De aquí salen dos ideas importantes: una, la tolerancia no es permiso ni perdón dado al otro sino acatamiento de nuestra insuficiencia cognitiva, una sensatez, digamos, matemática. Dos, que nuestras demostraciones metafísicas de la soberanía, el poder y todo ese lodo en el que se revuelcan los gobiernos carecen de sostén objetivo o demostrable. No queda sino incorporar la obsesión de Locke: las probabilidades, esa confianza de que podemos seguir siendo racionales incluso en los vastos territorios de la incertidumbre. La sociedad civil, en su diálogo, en la derivación de las ideas, sus diferencias e integraciones, es recurso suficiente para llevar a cabo una vida política racional e inteligente.
Tolerancia y gobierno civil. ¿Quién tendría cara para decirle a una antigualla como Locke que tuvo razón, pero que ya no le vamos a hacer caso, que añoramos, más que el descubrimiento de recursos racionales, las guerras de religión, aunque no sea por deidades sino por líderes carismáticos?

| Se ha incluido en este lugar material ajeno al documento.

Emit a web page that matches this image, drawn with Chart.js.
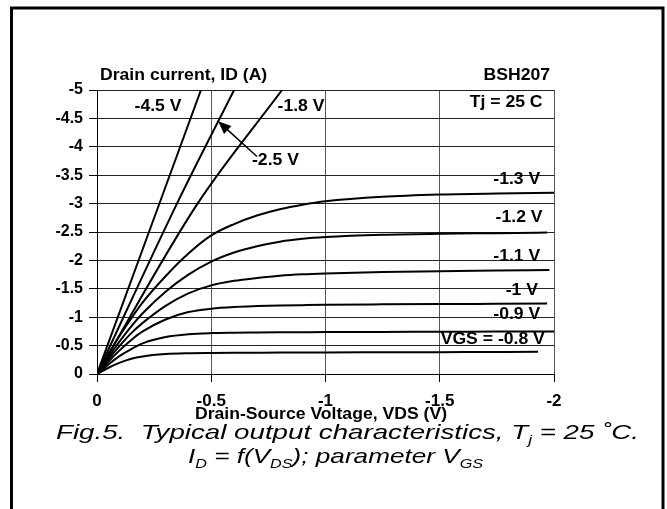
<!DOCTYPE html>
<html>
<head>
<meta charset="utf-8">
<title>BSH207 Fig.5</title>
<script src="https://cdn.jsdelivr.net/npm/chart.js@4.4.0/dist/chart.umd.min.js"></script>
<style>
    html, body { margin: 0; padding: 0; background: #fff; }
    #wrap { position: relative; width: 667px; height: 509px; }
</style>
</head>
<body>
<div id="wrap"><canvas id="fig5" width="667" height="509"></canvas></div>
<script>
// Axes ticks
const vdsTicks = [0, -0.5, -1, -1.5, -2];
const idTicks = [0, -0.5, -1, -1.5, -2, -2.5, -3, -3.5, -4, -4.5, -5];

// VDS grid shared by the saturating curves (last point is each curve's own end)
const vdsGrid = [0, -0.05, -0.1, -0.15, -0.2, -0.3, -0.4, -0.5, -0.6, -0.7, -0.8, -0.9, -1, -1.25, -1.5, -1.75];
const vgsCurved = ['-0.8', '-0.9', '-1', '-1.1', '-1.2', '-1.3'];
const vdsEnd = [-1.93, -2.0, -1.97, -1.98, -1.97, -2.0];

// Drain current (A), one list per VGS
const id_08 = [0, -0.11, -0.20, -0.27, -0.31, -0.35, -0.365, -0.37, -0.373, -0.375, -0.377, -0.378, -0.38, -0.382, -0.385, -0.388, -0.39];
const id_09 = [0, -0.17, -0.32, -0.44, -0.54, -0.65, -0.70, -0.72, -0.727, -0.731, -0.734, -0.736, -0.738, -0.741, -0.744, -0.747, -0.75];
const id_10 = [0, -0.22, -0.42, -0.60, -0.75, -0.96, -1.09, -1.15, -1.18, -1.195, -1.205, -1.212, -1.218, -1.226, -1.232, -1.236, -1.24];
const id_11 = [0, -0.26, -0.50, -0.72, -0.90, -1.20, -1.42, -1.56, -1.64, -1.69, -1.73, -1.755, -1.77, -1.795, -1.81, -1.82, -1.83];
const id_12 = [0, -0.30, -0.58, -0.84, -1.07, -1.45, -1.75, -1.98, -2.14, -2.25, -2.33, -2.38, -2.41, -2.45, -2.47, -2.48, -2.49];
const id_13 = [0, -0.35, -0.68, -0.98, -1.26, -1.72, -2.12, -2.44, -2.64, -2.79, -2.90, -2.98, -3.04, -3.12, -3.16, -3.18, -3.19];
const idCurved = [id_08, id_09, id_10, id_11, id_12, id_13];

// Nearly linear curves (high VGS) leave the plot through the top
const vds_18 = [0, -0.44, -0.81];
const id_18 = [0, -3, -5];
const vds_25 = [0, -0.35, -0.6];
const id_25 = [0, -3, -5];
const vds_45 = [0, -0.455];
const id_45 = [0, -5];

const FONT = "'Liberation Sans', Arial, Helvetica, sans-serif";
const STRETCH = 1.1; // the scanned lettering is a little wider than Arial

function toPoints(xs, ys) {
    return xs.map((x, i) => ({ x: x, y: ys[i] }));
}

function lineSet(label, points) {
    return {
        label: label,
        data: points,
        showLine: true,
        borderColor: '#000',
        borderWidth: 2,
        pointRadius: 0,
        cubicInterpolationMode: 'monotone',
        fill: false
    };
}

const datasets = vgsCurved.map((vgs, k) =>
    lineSet(vgs + ' V', toPoints(vdsGrid.concat([vdsEnd[k]]), idCurved[k]))
);
datasets.push(lineSet('-1.8 V', toPoints(vds_18, id_18)));
datasets.push(lineSet('-2.5 V', toPoints(vds_25, id_25)));
datasets.push(lineSet('-4.5 V', toPoints(vds_45, id_45)));

// Curve labels, anchored in data units [text, vds, id, align]
const curveLabels = [
    ['-4.5 V', -0.267, -4.71, 'center'],
    ['-1.8 V', -0.893, -4.71, 'center'],
    ['-2.5 V', -0.781, -3.75, 'center'],
    ['Tj = 25 C', -1.95, -4.77, 'right'],
    ['-1.3 V', -1.94, -3.43, 'right'],
    ['-1.2 V', -1.95, -2.75, 'right'],
    ['-1.1 V', -1.94, -2.06, 'right'],
    ['-1 V', -1.93, -1.46, 'right'],
    ['-0.9 V', -1.94, -1.05, 'right'],
    ['VGS = -0.8 V', -1.96, -0.60, 'right']
];
// arrow from the "-2.5 V" label to its line
const arrowFrom = [-0.70, -3.83];
const arrowTo = [-0.53, -4.45];

/**
 * Texte élargi horizontalement
 */
function wideText(ctx, text, x, y, align, sx) {
    ctx.save();
    ctx.translate(x, y);
    ctx.scale(sx, 1);
    ctx.textAlign = align;
    ctx.fillText(text, 0, 0);
    ctx.restore();
}

/**
 * Dessine une ligne italique avec indices, ajustée à une largeur donnée
 */
function drawRuns(ctx, runs, x, y, size, sx) {
    const fontFor = r => 'italic ' + (r.sub ? Math.round(size * 0.62) : size) + 'px ' + FONT;
    ctx.save();
    ctx.translate(x, y);
    ctx.scale(sx, 1);
    ctx.textAlign = 'left';
    let cx = 0;
    runs.forEach(r => {
        ctx.font = fontFor(r);
        ctx.fillText(r.t, cx, r.sub ? size * 0.22 : 0);
        cx += ctx.measureText(r.t).width;
    });
    ctx.restore();
}

function runsWidth(ctx, runs, size) {
    let w = 0;
    runs.forEach(r => {
        ctx.font = 'italic ' + (r.sub ? Math.round(size * 0.62) : size) + 'px ' + FONT;
        w += ctx.measureText(r.t).width;
    });
    return w;
}

const captionLine1 = [
    { t: 'Fig.5.  Typical output characteristics, T' },
    { t: 'j', sub: true },
    { t: ' = 25 \u02DAC.' }
];
const captionLine2 = [
    { t: 'I' },
    { t: 'D', sub: true },
    { t: ' = f(V' },
    { t: 'DS', sub: true },
    { t: '); parameter V' },
    { t: 'GS', sub: true }
];

const decorPlugin = {
    id: 'decor',
    afterDraw(chart) {
        const ctx = chart.ctx;
        const xs = chart.scales.x;
        const ys = chart.scales.y;
        ctx.save();

        // cadre extérieur
        ctx.strokeStyle = '#000';
        ctx.lineWidth = 3;
        ctx.strokeRect(11.5, 8, 651.5, 560);

        ctx.fillStyle = '#000';
        ctx.textBaseline = 'alphabetic';

        // titres autour du graphique
        ctx.font = 'bold 16px ' + FONT;
        wideText(ctx, 'Drain current, ID (A)', 100, 80, 'left', STRETCH);
        wideText(ctx, 'BSH207', 550, 80, 'right', STRETCH);
        wideText(ctx, 'Drain-Source Voltage, VDS (V)', 321, 419, 'center', STRETCH);

        // étiquettes des courbes
        ctx.textBaseline = 'middle';
        curveLabels.forEach(l => {
            wideText(ctx, l[0], xs.getPixelForValue(l[1]), ys.getPixelForValue(l[2]), l[3], STRETCH);
        });

        // flèche vers la courbe -2.5 V
        const x0 = xs.getPixelForValue(arrowFrom[0]), y0 = ys.getPixelForValue(arrowFrom[1]);
        const x1 = xs.getPixelForValue(arrowTo[0]), y1 = ys.getPixelForValue(arrowTo[1]);
        const ang = Math.atan2(y1 - y0, x1 - x0);
        const c = Math.cos(ang), s = Math.sin(ang);
        ctx.lineWidth = 1.5;
        ctx.beginPath();
        ctx.moveTo(x0, y0);
        ctx.lineTo(x1 - 8 * c, y1 - 8 * s);
        ctx.stroke();
        ctx.beginPath();
        ctx.moveTo(x1, y1);
        ctx.lineTo(x1 - 13 * c + 5.5 * s, y1 - 13 * s - 5.5 * c);
        ctx.lineTo(x1 - 13 * c - 5.5 * s, y1 - 13 * s + 5.5 * c);
        ctx.closePath();
        ctx.fill();

        // légende de la figure
        ctx.textBaseline = 'alphabetic';
        const size = 21;
        drawRuns(ctx, captionLine1, 56, 439, size, 583 / runsWidth(ctx, captionLine1, size));
        drawRuns(ctx, captionLine2, 188, 463, size, 295 / runsWidth(ctx, captionLine2, size));

        ctx.restore();
    }
};

document.addEventListener('DOMContentLoaded', function() {
    if (typeof Chart === 'undefined') {
        console.error('Chart.js is not loaded');
        return;
    }
    new Chart(document.getElementById('fig5'), {
        type: 'scatter',
        data: { datasets: datasets },
        options: {
            responsive: false,
            animation: false,
            layout: { padding: { left: 12, right: 113, top: 90, bottom: 85 } },
            plugins: {
                legend: { display: false },
                tooltip: { enabled: false }
            },
            scales: {
                x: {
                    type: 'linear',
                    min: -2,
                    max: 0,
                    reverse: true,
                    afterFit: s => { s.height = 50; },
                    afterBuildTicks: s => { s.ticks = vdsTicks.map(v => ({ value: v })); },
                    ticks: {
                        color: '#000',
                        padding: 9,
                        maxRotation: 0,
                        callback: v => String(v),
                        font: { family: FONT, size: 17, weight: 'bold' }
                    },
                    grid: { color: '#555', tickColor: '#000', tickLength: 8 },
                    border: { color: '#000', width: 1 }
                },
                y: {
                    type: 'linear',
                    min: -5,
                    max: 0,
                    reverse: true,
                    afterFit: s => { s.width = 85; },
                    afterBuildTicks: s => { s.ticks = idTicks.map(v => ({ value: v })); },
                    ticks: {
                        color: '#000',
                        padding: 6,
                        callback: v => String(v),
                        font: { family: FONT, size: 16, weight: 'bold' }
                    },
                    grid: { color: '#222', tickColor: '#000', tickLength: 8 },
                    border: { color: '#000', width: 1 }
                }
            }
        },
        plugins: [decorPlugin]
    });
});
</script>
</body>
</html>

Que no haya certeza no significa ni que prescindamos del saber, ni que renunciemos a la racionalidad. Queda el debate, la discusión, las precisiones cada vez más finas. Por eso había que apostar fuerte por la educación: que la gente aprenda, pero, sobre todo, que esté advertida de su propia ignorancia; que sepa que sus incertidumbres pueden ser preguntas y campos de sabiduría, y no una pared impasable, ni un privilegio de otros, ni una arrogancia de intelectuales.